══ LISTED ENTRIES ══

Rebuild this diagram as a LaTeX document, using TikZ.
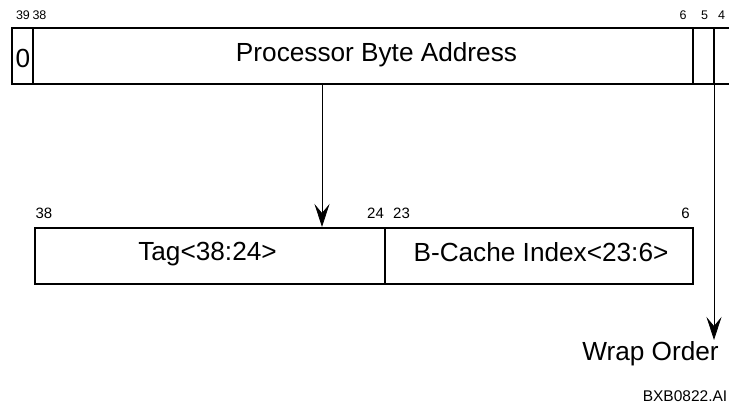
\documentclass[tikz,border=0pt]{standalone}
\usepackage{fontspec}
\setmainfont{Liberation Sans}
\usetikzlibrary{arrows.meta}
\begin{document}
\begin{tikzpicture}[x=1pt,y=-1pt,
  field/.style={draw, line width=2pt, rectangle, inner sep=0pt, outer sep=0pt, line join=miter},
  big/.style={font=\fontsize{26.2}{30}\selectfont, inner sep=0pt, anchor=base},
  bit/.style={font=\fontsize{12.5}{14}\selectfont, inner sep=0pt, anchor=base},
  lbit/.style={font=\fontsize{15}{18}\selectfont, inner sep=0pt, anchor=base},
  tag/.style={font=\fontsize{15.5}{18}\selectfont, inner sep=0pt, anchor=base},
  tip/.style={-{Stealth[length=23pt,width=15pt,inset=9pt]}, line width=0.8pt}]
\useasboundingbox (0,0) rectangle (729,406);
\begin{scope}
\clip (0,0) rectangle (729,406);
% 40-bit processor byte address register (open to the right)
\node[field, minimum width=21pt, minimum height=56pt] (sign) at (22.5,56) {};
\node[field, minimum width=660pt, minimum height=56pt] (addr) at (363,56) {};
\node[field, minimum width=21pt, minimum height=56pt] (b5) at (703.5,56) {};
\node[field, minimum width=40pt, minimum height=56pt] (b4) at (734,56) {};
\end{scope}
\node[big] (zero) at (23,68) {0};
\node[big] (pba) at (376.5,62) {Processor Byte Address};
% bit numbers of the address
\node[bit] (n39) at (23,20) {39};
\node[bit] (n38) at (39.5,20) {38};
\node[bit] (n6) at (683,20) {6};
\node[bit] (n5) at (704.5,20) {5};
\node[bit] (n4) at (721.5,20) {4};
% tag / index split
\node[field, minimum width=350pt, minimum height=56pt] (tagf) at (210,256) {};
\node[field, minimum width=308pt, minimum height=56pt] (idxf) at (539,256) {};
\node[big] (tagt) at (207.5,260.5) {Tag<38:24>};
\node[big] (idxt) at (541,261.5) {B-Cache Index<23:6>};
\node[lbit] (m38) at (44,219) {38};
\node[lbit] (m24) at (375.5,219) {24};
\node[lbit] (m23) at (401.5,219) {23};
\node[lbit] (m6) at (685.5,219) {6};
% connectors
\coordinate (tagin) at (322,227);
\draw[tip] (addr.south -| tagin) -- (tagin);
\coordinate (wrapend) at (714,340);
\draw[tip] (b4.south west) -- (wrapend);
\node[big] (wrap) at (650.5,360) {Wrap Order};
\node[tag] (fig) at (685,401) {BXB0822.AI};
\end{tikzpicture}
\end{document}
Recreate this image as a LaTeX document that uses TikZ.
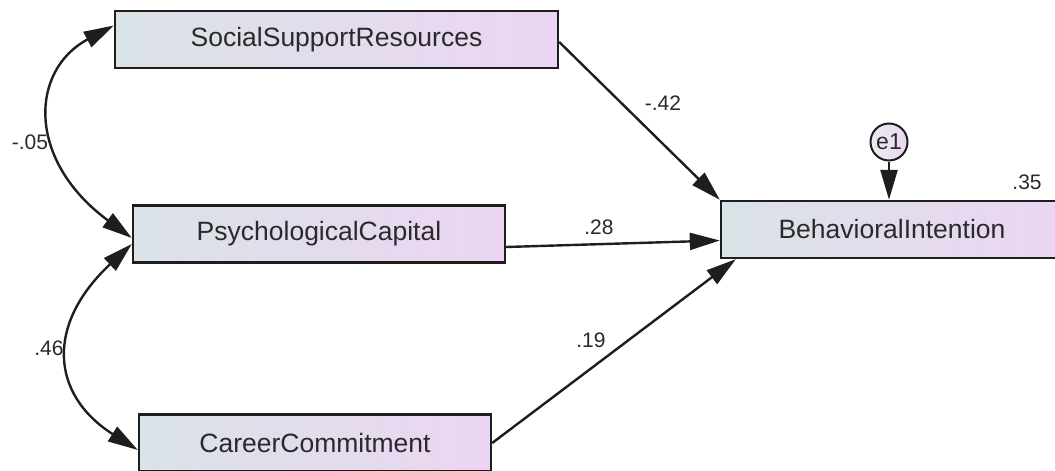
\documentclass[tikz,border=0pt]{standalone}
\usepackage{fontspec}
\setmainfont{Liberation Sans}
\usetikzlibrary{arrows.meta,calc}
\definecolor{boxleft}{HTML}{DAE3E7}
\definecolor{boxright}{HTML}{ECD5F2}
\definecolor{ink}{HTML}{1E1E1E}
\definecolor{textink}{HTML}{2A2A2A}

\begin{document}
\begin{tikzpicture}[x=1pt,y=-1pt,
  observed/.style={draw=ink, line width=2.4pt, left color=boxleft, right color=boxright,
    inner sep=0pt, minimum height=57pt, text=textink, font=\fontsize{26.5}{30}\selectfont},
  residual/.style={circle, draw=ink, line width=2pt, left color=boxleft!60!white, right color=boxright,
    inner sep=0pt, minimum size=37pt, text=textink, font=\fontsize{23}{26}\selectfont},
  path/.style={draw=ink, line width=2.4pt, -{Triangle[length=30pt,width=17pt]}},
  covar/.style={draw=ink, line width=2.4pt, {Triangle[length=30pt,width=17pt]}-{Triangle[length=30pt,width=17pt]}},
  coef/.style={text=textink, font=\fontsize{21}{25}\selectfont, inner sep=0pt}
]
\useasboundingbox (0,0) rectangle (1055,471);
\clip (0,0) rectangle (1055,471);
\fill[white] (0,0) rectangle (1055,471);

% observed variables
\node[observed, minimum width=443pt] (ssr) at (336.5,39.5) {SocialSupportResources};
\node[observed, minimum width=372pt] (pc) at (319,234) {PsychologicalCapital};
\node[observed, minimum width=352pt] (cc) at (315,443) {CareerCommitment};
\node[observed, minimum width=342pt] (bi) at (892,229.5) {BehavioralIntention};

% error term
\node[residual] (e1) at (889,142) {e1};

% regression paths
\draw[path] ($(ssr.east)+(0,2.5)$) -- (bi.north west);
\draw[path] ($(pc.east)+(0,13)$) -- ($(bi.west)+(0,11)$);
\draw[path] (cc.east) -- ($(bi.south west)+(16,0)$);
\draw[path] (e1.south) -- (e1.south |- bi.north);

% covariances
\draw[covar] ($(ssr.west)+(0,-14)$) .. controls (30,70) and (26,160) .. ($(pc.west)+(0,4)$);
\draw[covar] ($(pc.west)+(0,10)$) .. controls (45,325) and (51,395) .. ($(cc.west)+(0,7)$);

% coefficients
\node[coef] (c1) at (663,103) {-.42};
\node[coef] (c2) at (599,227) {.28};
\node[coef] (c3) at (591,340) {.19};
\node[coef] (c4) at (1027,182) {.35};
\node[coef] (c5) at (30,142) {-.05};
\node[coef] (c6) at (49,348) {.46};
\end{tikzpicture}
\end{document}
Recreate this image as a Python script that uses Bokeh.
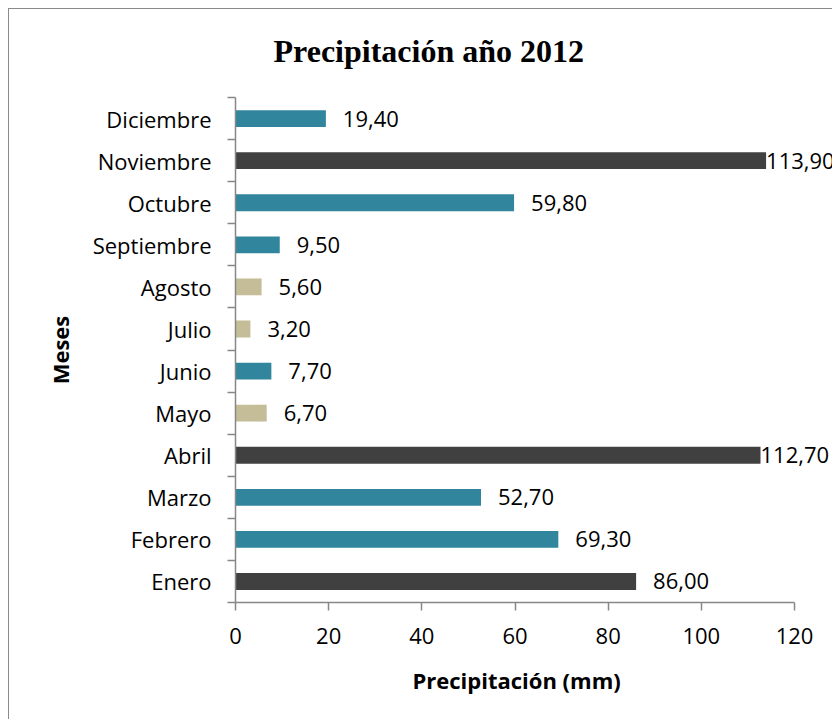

═══

- [WRITTEN EXERCISE] Every line above should be repeated exactly; pictures stay out of the copy.

- [TASK OUTPUT]
Rebuild this diagram as a LaTeX document, using TikZ.
\documentclass[tikz,border=0pt]{standalone}
\usepackage{fontspec}
\setmainfont{Liberation Sans}
\usetikzlibrary{arrows.meta}
\begin{document}
\begin{tikzpicture}[x=1pt,y=-1pt,
  field/.style={draw, line width=2pt, rectangle, inner sep=0pt, outer sep=0pt, line join=miter},
  big/.style={font=\fontsize{26.2}{30}\selectfont, inner sep=0pt, anchor=base},
  bit/.style={font=\fontsize{12.5}{14}\selectfont, inner sep=0pt, anchor=base},
  lbit/.style={font=\fontsize{15}{18}\selectfont, inner sep=0pt, anchor=base},
  tag/.style={font=\fontsize{15.5}{18}\selectfont, inner sep=0pt, anchor=base},
  tip/.style={-{Stealth[length=23pt,width=15pt,inset=9pt]}, line width=0.8pt}]
\useasboundingbox (0,0) rectangle (729,406);
\begin{scope}
\clip (0,0) rectangle (729,406);
% 40-bit processor byte address register (open to the right)
\node[field, minimum width=21pt, minimum height=56pt] (sign) at (22.5,56) {};
\node[field, minimum width=660pt, minimum height=56pt] (addr) at (363,56) {};
\node[field, minimum width=21pt, minimum height=56pt] (b5) at (703.5,56) {};
\node[field, minimum width=40pt, minimum height=56pt] (b4) at (734,56) {};
\end{scope}
\node[big] (zero) at (23,68) {0};
\node[big] (pba) at (376.5,62) {Processor Byte Address};
% bit numbers of the address
\node[bit] (n39) at (23,20) {39};
\node[bit] (n38) at (39.5,20) {38};
\node[bit] (n6) at (683,20) {6};
\node[bit] (n5) at (704.5,20) {5};
\node[bit] (n4) at (721.5,20) {4};
% tag / index split
\node[field, minimum width=350pt, minimum height=56pt] (tagf) at (210,256) {};
\node[field, minimum width=308pt, minimum height=56pt] (idxf) at (539,256) {};
\node[big] (tagt) at (207.5,260.5) {Tag<38:24>};
\node[big] (idxt) at (541,261.5) {B-Cache Index<23:6>};
\node[lbit] (m38) at (44,219) {38};
\node[lbit] (m24) at (375.5,219) {24};
\node[lbit] (m23) at (401.5,219) {23};
\node[lbit] (m6) at (685.5,219) {6};
% connectors
\coordinate (tagin) at (322,227);
\draw[tip] (addr.south -| tagin) -- (tagin);
\coordinate (wrapend) at (714,340);
\draw[tip] (b4.south west) -- (wrapend);
\node[big] (wrap) at (650.5,360) {Wrap Order};
\node[tag] (fig) at (685,401) {BXB0822.AI};
\end{tikzpicture}
\end{document}
Recreate this image as a LaTeX document that uses TikZ.
\documentclass[tikz,border=0pt]{standalone}
\usepackage{fontspec}
\setmainfont{Liberation Sans}
\usetikzlibrary{arrows.meta,calc}
\definecolor{boxleft}{HTML}{DAE3E7}
\definecolor{boxright}{HTML}{ECD5F2}
\definecolor{ink}{HTML}{1E1E1E}
\definecolor{textink}{HTML}{2A2A2A}

\begin{document}
\begin{tikzpicture}[x=1pt,y=-1pt,
  observed/.style={draw=ink, line width=2.4pt, left color=boxleft, right color=boxright,
    inner sep=0pt, minimum height=57pt, text=textink, font=\fontsize{26.5}{30}\selectfont},
  residual/.style={circle, draw=ink, line width=2pt, left color=boxleft!60!white, right color=boxright,
    inner sep=0pt, minimum size=37pt, text=textink, font=\fontsize{23}{26}\selectfont},
  path/.style={draw=ink, line width=2.4pt, -{Triangle[length=30pt,width=17pt]}},
  covar/.style={draw=ink, line width=2.4pt, {Triangle[length=30pt,width=17pt]}-{Triangle[length=30pt,width=17pt]}},
  coef/.style={text=textink, font=\fontsize{21}{25}\selectfont, inner sep=0pt}
]
\useasboundingbox (0,0) rectangle (1055,471);
\clip (0,0) rectangle (1055,471);
\fill[white] (0,0) rectangle (1055,471);

% observed variables
\node[observed, minimum width=443pt] (ssr) at (336.5,39.5) {SocialSupportResources};
\node[observed, minimum width=372pt] (pc) at (319,234) {PsychologicalCapital};
\node[observed, minimum width=352pt] (cc) at (315,443) {CareerCommitment};
\node[observed, minimum width=342pt] (bi) at (892,229.5) {BehavioralIntention};

% error term
\node[residual] (e1) at (889,142) {e1};

% regression paths
\draw[path] ($(ssr.east)+(0,2.5)$) -- (bi.north west);
\draw[path] ($(pc.east)+(0,13)$) -- ($(bi.west)+(0,11)$);
\draw[path] (cc.east) -- ($(bi.south west)+(16,0)$);
\draw[path] (e1.south) -- (e1.south |- bi.north);

% covariances
\draw[covar] ($(ssr.west)+(0,-14)$) .. controls (30,70) and (26,160) .. ($(pc.west)+(0,4)$);
\draw[covar] ($(pc.west)+(0,10)$) .. controls (45,325) and (51,395) .. ($(cc.west)+(0,7)$);

% coefficients
\node[coef] (c1) at (663,103) {-.42};
\node[coef] (c2) at (599,227) {.28};
\node[coef] (c3) at (591,340) {.19};
\node[coef] (c4) at (1027,182) {.35};
\node[coef] (c5) at (30,142) {-.05};
\node[coef] (c6) at (49,348) {.46};
\end{tikzpicture}
\end{document}
Recreate this image as a Python script that uses Bokeh.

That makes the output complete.